Search code examples
tokenantlrantlr4tokenize

How to tokenize a word in multiple lines in ANTLR4


I want to tokenize the next word "SINGULAR EXECUTIVE OF MINIMUM QUANTIA" wrote in multiple lines. It is pretty simple if you have the full word in one line

foo bar foo bar foo bar SINGULAR EXECUTIVE OF MINIMUM QUANTIA foo bar foo bar foo bar foo bar
foo bar foo bar foo bar foo bar foo bar foo bar foo bar foo bar foo barfoo bar foo bar foo bar

but I can not tokenize it when I have the word split into two lines

foo bar foo bar foo bar SINGULAR EXECUTIVE OF 
MINIMUM QUANTIA foo bar foo bar foo bar foo bar
foo bar foo bar foo bar foo bar foo bar foo bar foo bar foo bar 

This is my lexer

SPECIALWORD:S I N G U L A R ' ' E X E C U T I V E ' ' O F ' ' M I N I M U M ' ' Q U A N T I A 
fragment A:('a'|'A'|'á'|'Á');
......
......
fragment Z:('z'|'Z');
WORDUPPER: UCASE_LETTER UCASE_LETTER+;
WORDLOWER: LCASE_LETTER LCASE_LETTER+;
WORDCAPITALIZE: UCASE_LETTER LCASE_LETTER+;
LCASE_LETTER: 'a'..'z' | 'ñ' | 'á' | 'é' | 'í' | 'ó' | 'ú';
UCASE_LETTER: 'A'..'Z' | 'Ñ' | 'Á' | 'É' | 'Í' | 'Ó' | 'Ú';
INT: DIGIT+;
DIGIT: [0-9];  
WS : [ \t\r\n]+ -> skip;
ERROR: . ;

I have tried using line break into lexer rule

SPECIALWORD:S I N G U L A R ' ' E X E C U T I V E ' ' O F [\n] M I N I M U M ' ' Q U A N T I A

but it does not work, I guess because the lexer tokenize line by line.


Solution

  • So what you actually want is to allow a combination of the 5 words to become a certain token, while allowing an arbitrary number of whitespaces between them. This is actually the default work principle of ANTLR4 based parsers. Your attempt to put this all into one single lexer token is what makes things complicated.

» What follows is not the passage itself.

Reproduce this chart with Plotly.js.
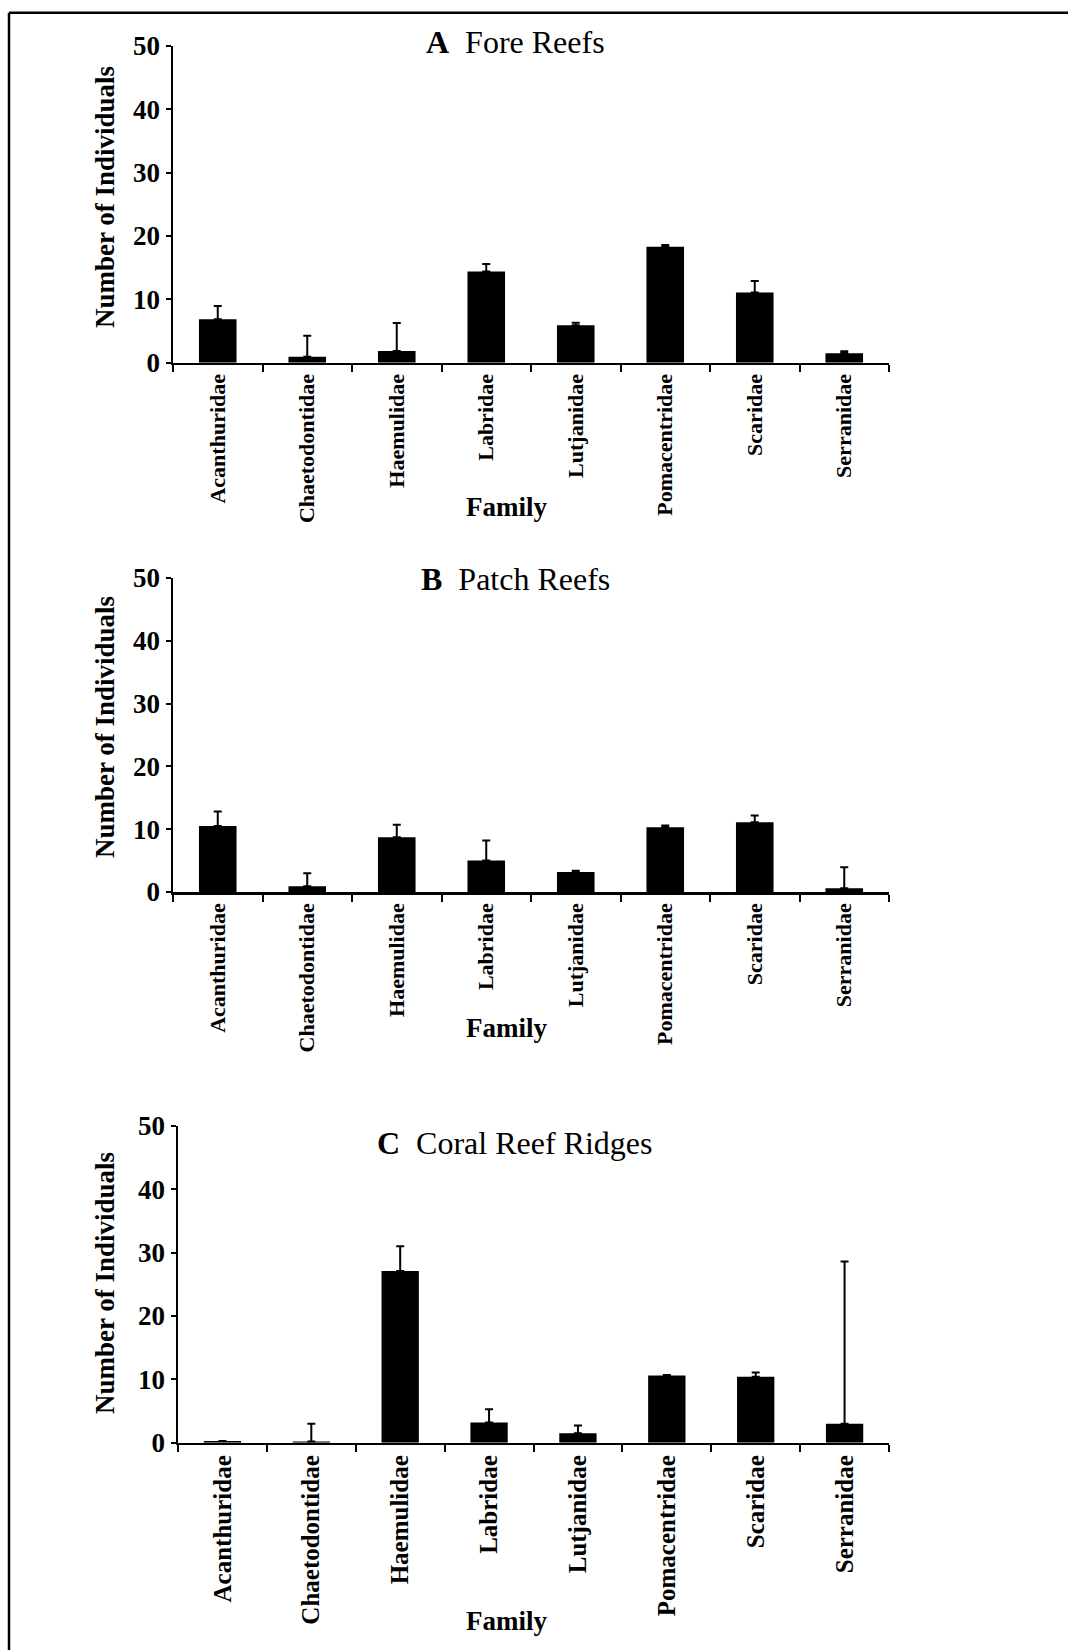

    Instead define your (key) words as:

    SINGLUAR_SYMBOL: S I N G U L A R;
    EXECUTIVE_SYBOL: E X E C U T I V E;
    OF_SYMBOL: O F;
    MINIMUM_SYMBOL: M I N I M U M;
    QUANTIA_SYMBOL: Q U A N T I A;
    
    and define a parser rule to parse these as a special sentence:
    
    singularExec: SINGLUAR_SYMBOL EXECUTIVE_SYBOL OF_SYMBOL MINIMUM_SYMBOL QUANTIA_SYMBOL;
    

    Together with your WS rule that will match any combination of whitespaces between the individiual symbols.